I truly empathize with the stuff you've been through, which is kinda of eerie. You deserve the best, and I hope all this struggle will help smooth out the future bumps before they get too big. Congrats. Now go do it and report back.
I've been married for just over two years; I think you're just getting out of that honeymoon phase and will learn to love each other in a whole new way soon. The counseling may be helpful, maybe not; it's really what you make of the techniques and suggestions the counselor offers. In one sense you're in that frustrating part of the marriage where you have to break through that plateau and get past some issues that marriage introduces. Secondly I would tell you that alot of what you said really describes relationships in general. Women tend to let our their emotions and that can mean pulling out some old complaints as needed.
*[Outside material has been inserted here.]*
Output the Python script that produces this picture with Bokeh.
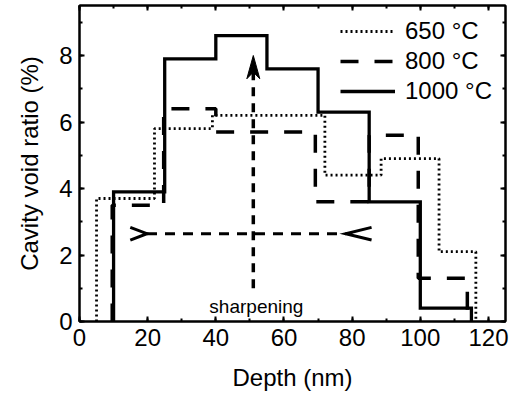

They will also nag and generally not treat you as well as they could. I feel it's a form of retaliation for not getting the treatment they may think they deserve. When my wife gets all b!tchy, instead of getting upset, I think about whether I'm giving her attention or that extra kindness. Usually just focusing on those two things for a couple of hours will get her back to normal. Relationships aren't easy, fortunately you haven't mentioned anything that would really break the marraige, I think you just need to learn and adapt to a new life as a married man Good luck and I wish you the best... whenever you think about giving up on the marriage remind yourself of why you got married to begin with ... there is a lot to be thankful of in a marriage...
Great News! Congrats. It sounds like you are in a better place and the relationship is too. You deserve a lot of credit for being willing to work on the relationship and yourself like that. Glad to hear it is going well.
Alright, now you are back in the saddle. Time to break her heart for all the turmoil she has caused you. Break it off immediatly, tell her she was a jerk and doesn't deserve someone as good as you. Or..... Just make love to her and be happy it is working out. You choose. DD
This is the model. Love. He responded with patience and kindness instead of keeping a list of all the ways she wronged him first in his mind. He didn't seek out revenge, but instead tried to discover how he had created some of the problem. That's freaking HUGE!!!! RM95 is a friend of mine off this board. I'm INTENSELY proud of him. And so happy for him as well.
MM, I don't think that is fair, upon reviewing the thread I think most people that responded were like you and I, wishing RM the best. I am happy for him....and glad that he is on the good side of the 50% divorce rate. GO RM !! DD
what did you want us to do when people ask for it? i told him to walk away. what is he supposed to do when she outright says she doesn't feel as strongly about him as before? it could have easily gone the other way and he could have wasted a year of his life. i'm glad it didn't. but, i felt it was best to walk away from my own experience. then again, i've never been married.
Yeah, I think the people who told him to walk away were really just trying to help. You can't fault them for that. I haven't read the whole thread and I'm certainly no expert seeing as how I've never been married (although that will probably change sometime this year...) but it seems to me that RM95 and his wife sort of panicked when the honeymoon phase of their relationship/marriage was over. Maybe it just took them longer than normal to figure out that this phenomenon is..........completely normal. At any rate, I'm glad it worked out for the best. But remember that a marriage takes constant work. But it sounds like you guys get that now, so all my best!
Yeah, we both understand that a lot better now. The beauty of this is that it's like we're right back in that honeymoon phase, but we have the foundation to carry on once it's over again. But we'll be taking full advantage in the meantime. It's awesome that you are so aware of that too before getting married. Thanks for all the well wishes guys. For all the pain I've gone through in the last four months, it's really been probably the most productive time in my life and it's helped me realize what great friends and family I have.
RM95, congratulations. I really admire what you did, and her determination to make it work. We're looking at our 29th anniversary in February, and went through our bad times as well. All these years, and today our love is as strong as ever. Good luck, and keep it going!